— Да неужели вы думаете, что итальянский актер бывает известен где-нибудь, кроме Италии? Я говорю об актере, а не о певцах.
— Чувствую… А Ристори?
— Видели вы Ристори?
— Нет, не видал, но о ней много говорят.
— И я не видал, и я знаю тоже, что о ней много говорят. А знаете ли, почему говорят и именно говорят во Франции?.. Потому что во Франции была Рашель, — а такое необычайное явление как-то требует всегда сравнений и сличений… Я думаю, что если б какая-нибудь эфиопка приехала в Париж играть роли Рашели на эфиопском языке — французы и ее бы сравнивали с Рашелью… А кстати, — окончил Иван Иванович… — Не совестно вам было написать ваше стихотворение «Рашель и правда»?
— Да вы где и в чем видели Сальвини? — спросил я, не отвечая по многим причинам на его вопрос*.
Иван Иванович лукаво-мягко взглянул на меня и отвечал:
— В Риме — и во всем, в трагедиях Альфиери и в «Отелло» Шекспира… даже во французских драмах ходил я его смотреть, как хаживали мы, бывало, смотреть Мочалова в «Скопине-Шуйском»* и в «Уголино»…* Но дело не в том, где и в чем я его видел. Если б я даже его вовсе не видал, мое желание видеть знаменитого итальянского актера все-таки было бы понятнее вашего цинического равнодушия.
— Permesso, signore…[100] — обратился к нему запачканный и оборванный итальянец в рыжем пальто, из которого, по общему стремлению итальянцев к их типическому костюму, он успел образовать эффектно накинутую на плеча мантилью. Слова его значили, что он желает закурить сигару — и Иван Иванович молча протянул ему свою. — Grazia tanto!..[101] — сказал итальянец и оборотился к музыкантам.

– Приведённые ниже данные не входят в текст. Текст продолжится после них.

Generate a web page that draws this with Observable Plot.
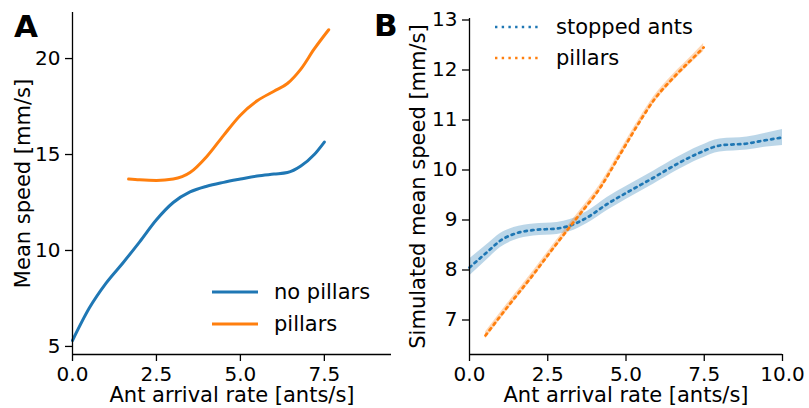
<!DOCTYPE html>
<html>
<head>
<meta charset="utf-8">
<script src="https://cdn.jsdelivr.net/npm/d3@7"></script>
<script src="https://cdn.jsdelivr.net/npm/@observablehq/plot@0.6"></script>
<style>
  html, body { margin: 0; padding: 0; background: #fff; }
  #root { position: relative; width: 809px; height: 408px; font-family: "DejaVu Sans", sans-serif; }
  #root > svg, #root > div { position: absolute; top: 0; }
  .panel-tag { position: absolute; font-weight: bold; font-size: 31px; line-height: 1; color: #000; }
</style>
</head>
<body>
<div id="root"></div>
<script>
// Panel A: measured mean speed vs ant arrival rate
const seriesA = ["no pillars", "pillars"];
const aNoX = [0, 0.5, 1.0, 1.5, 2.0, 2.5, 3.0, 3.5, 4.0, 4.5, 5.0, 5.5, 6.0, 6.4, 6.8, 7.2, 7.5];
const aNoY = [5.31, 7.0, 8.3, 9.35, 10.45, 11.6, 12.5, 13.05, 13.35, 13.55, 13.72, 13.88, 13.98, 14.06, 14.4, 15.0, 15.65];
const aPilX = [1.67, 2.0, 2.5, 3.0, 3.5, 4.0, 4.5, 5.0, 5.5, 6.0, 6.4, 6.8, 7.2, 7.63];
const aPilY = [13.72, 13.68, 13.65, 13.72, 14.06, 14.9, 16.0, 17.05, 17.8, 18.3, 18.7, 19.45, 20.5, 21.5];
const aXTicks = [0, 2.5, 5, 7.5];
const aYTicks = [5, 10, 15, 20];

// Panel B: simulated mean speed (line = mean, band = spread)
const seriesB = ["stopped ants", "pillars"];
const bStopX = [0, 0.62, 0.99, 1.42, 2.05, 2.8, 3.22, 3.76, 4.4, 5.03, 5.89, 6.63, 7.37, 8.0, 8.87, 9.5, 10];
const bStopY = [8.05, 8.39, 8.59, 8.72, 8.8, 8.83, 8.89, 9.05, 9.32, 9.55, 9.85, 10.12, 10.35, 10.49, 10.53, 10.6, 10.65];
const bStopErr = [0.17, 0.15, 0.14, 0.13, 0.12, 0.12, 0.12, 0.12, 0.13, 0.13, 0.13, 0.13, 0.13, 0.13, 0.13, 0.14, 0.16];
const bPilX = [0.51, 1.2, 2.05, 2.69, 3.44, 4.18, 4.82, 5.46, 5.88, 6.52, 7.16, 7.48];
const bPilY = [6.69, 7.25, 7.92, 8.45, 9.05, 9.65, 10.32, 10.99, 11.39, 11.85, 12.25, 12.45];
const bPilErr = [0.07, 0.07, 0.07, 0.07, 0.07, 0.07, 0.07, 0.07, 0.07, 0.07, 0.07, 0.08];
const bXTicks = [0, 2.5, 5, 7.5, 10];
const bYTicks = [7, 8, 9, 10, 11, 12, 13];

const blue = "#1f77b4", orange = "#ff7f0e";
const dots = "2.4,4.3";

const toRows = (xs, ys, errs) => xs.map((x, i) => ({x, y: ys[i], lo: errs ? ys[i] - errs[i] : null, hi: errs ? ys[i] + errs[i] : null}));

const aNo = toRows(aNoX, aNoY);
const aPil = toRows(aPilX, aPilY);
const bStop = toRows(bStopX, bStopY, bStopErr);
const bPil = toRows(bPilX, bPilY, bPilErr);

const font = {fontFamily: "DejaVu Sans, sans-serif", fontSize: "20px", color: "#000", background: "transparent", overflow: "visible"};

function axes(xDom, yDom, xTicks, yTicks, xLabel, yLabel, yLabelDx) {
  return [
    Plot.axisX(xTicks, {tickSize: 7, tickPadding: 5, tickFormat: d3.format(".1f"), strokeWidth: 1.3, fontSize: 20, label: null}),
    Plot.axisY(yTicks, {tickSize: 7, tickPadding: 5, tickFormat: d3.format("d"), strokeWidth: 1.3, fontSize: 20, label: null}),
    Plot.ruleX([xDom[0]], {stroke: "#000", strokeWidth: 1.3}),
    Plot.ruleY([yDom[0]], {stroke: "#000", strokeWidth: 1.3}),
    Plot.text([xLabel], {frameAnchor: "bottom", dy: 41, lineAnchor: "middle", fontSize: 21, fill: "#000"}),
    Plot.text([yLabel], {frameAnchor: "left", dx: yLabelDx, rotate: -90, lineAnchor: "middle", textAnchor: "middle", fontSize: 21, fill: "#000"})
  ];
}

const xDomA = [0, 9.5], yDomA = [4.58, 22.4];
const plotA = Plot.plot({
  width: 404, height: 408,
  marginLeft: 72, marginRight: 13, marginTop: 12, marginBottom: 54,
  style: font,
  x: {domain: xDomA},
  y: {domain: yDomA},
  marks: [
    Plot.line(aNo, {x: "x", y: "y", stroke: blue, strokeWidth: 3, curve: "monotone-x"}),
    Plot.line(aPil, {x: "x", y: "y", stroke: orange, strokeWidth: 3, curve: "monotone-x"}),
    ...axes(xDomA, yDomA, aXTicks, aYTicks, "Ant arrival rate [ants/s]", "Mean speed [mm/s]", -49)
  ]
});
plotA.style.left = "0px";

const xDomB = [0, 10], yDomB = [6.31, 13.03];
const plotB = Plot.plot({
  width: 405, height: 408,
  marginLeft: 65, marginRight: 27, marginTop: 18, marginBottom: 54,
  style: font,
  x: {domain: xDomB},
  y: {domain: yDomB},
  marks: [
    Plot.areaY(bStop, {x: "x", y1: "lo", y2: "hi", fill: blue, fillOpacity: 0.3, curve: "monotone-x"}),
    Plot.areaY(bPil, {x: "x", y1: "lo", y2: "hi", fill: orange, fillOpacity: 0.3, curve: "monotone-x"}),
    Plot.line(bStop, {x: "x", y: "y", stroke: blue, strokeWidth: 2.7, strokeDasharray: dots, curve: "monotone-x"}),
    Plot.line(bPil, {x: "x", y: "y", stroke: orange, strokeWidth: 2.7, strokeDasharray: dots, curve: "monotone-x"}),
    ...axes(xDomB, yDomB, bXTicks, bYTicks, "Ant arrival rate [ants/s]", "Simulated mean speed [mm/s]", -51)
  ]
});
plotB.style.left = "404px";

const root = document.getElementById("root");
root.append(plotA, plotB);

// Legends drawn as a transparent overlay
const legend = d3.create("svg").attr("width", 809).attr("height", 408)
  .style("position", "absolute").style("left", "0px").style("top", "0px")
  .style("font-family", "DejaVu Sans, sans-serif").style("font-size", "21px");

function legendBlock(names, colors, x0, x1, tx, ys, dash) {
  names.forEach((name, i) => {
    legend.append("line").attr("x1", x0).attr("x2", x1).attr("y1", ys[i]).attr("y2", ys[i])
      .attr("stroke", colors[i]).attr("stroke-width", dash ? 2.7 : 3)
      .attr("stroke-dasharray", dash || null);
    legend.append("text").attr("x", tx).attr("y", ys[i]).attr("dy", "0.35em").attr("fill", "#000").text(name);
  });
}
legendBlock(seriesA, [blue, orange], 212, 258, 274, [292, 324], null);
legendBlock(seriesB, [blue, orange], 495, 539, 556, [27, 58], dots);
root.append(legend.node());

// Panel tags
for (const [tag, left, top] of [["A", 14, 11], ["B", 374, 10]]) {
  const d = document.createElement("div");
  d.className = "panel-tag";
  d.textContent = tag;
  d.style.left = left + "px";
  d.style.top = top + "px";
  root.append(d);
}
</script>
</body>
</html>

— Однако пойдемте — пора. Полчаса седьмого, — обратился ко мне Иван Иванович, взглянув на часы.
— Вот как… часы завелись! — заметил я насмешливо. — Надолго ли?
— Глупый, с позволения сказать, вопрос, мой милейший, — отвечал Иван Иванович, нисколько не смущаясь, — глупый потому, что совершенно лишний… Часы — это касса сбережения ходячей монеты, до первого востребования… Однако пора, говорю я вам.
Мы пошли.
— Знаете ли, что в вашем равнодушии, — начал опять Иван Иванович, только что мы вышли в аллею, миновавши мизерную кофейную Кашиня, — много непоследовательности… Вы вообще гораздо смелее пишете, т. е. говорите с самим собою, нежели говорите с другими… Между этим равнодушием и тем значением, которое придаете вы трагической струе в человеческой душе, лежит целая бездна. После того, что вы мне читали, именно от вас-то и надобно было ждать, что вы броситесь, как угорелый, на представления Сальвини… В сущности вы ведь ждете трагика как некоторого откровения, как подтверждения вашей внутренней веры…
— Послушайте, — отвечал я уже совершенно серьезным тоном… — То, что видел я здесь до сих пор по этой части — и в чем, как хотите, а должен все-таки выказаться тон итальянского трагизма — не могло мне дать подтверждения веры. Вспомните представление «Медеи», не истовый крик и зверообразные гримасы актрисы, позировки Язона., все это я лучше хочу видеть на площадях, где продавец разных медицинских средств, размахивая руками, с патетическим тоном рассказывает толпе об удивительной, чудесной силе своих товаров, — чем в театре. Итальянская трагедия — опера… вот это дело другое. Помните, даже тщедушная Альбертини обращалась в трагический образ в сцене восстания в первом акте «Джованны ди Гузман» — и помните в каком я был восторге. Вспомните притом, сколько раз я добросовестнейшим образом обманывал себя в своих исканиях трагического!!. Я вам рассказывал, кажется, что, увлеченный криками толпы, я не мс устоять в своем первом впечатлении от игры одного молодого актера.
— Нет, не рассказывали, — отвечал Иван Иванович. — Это очень любопытно.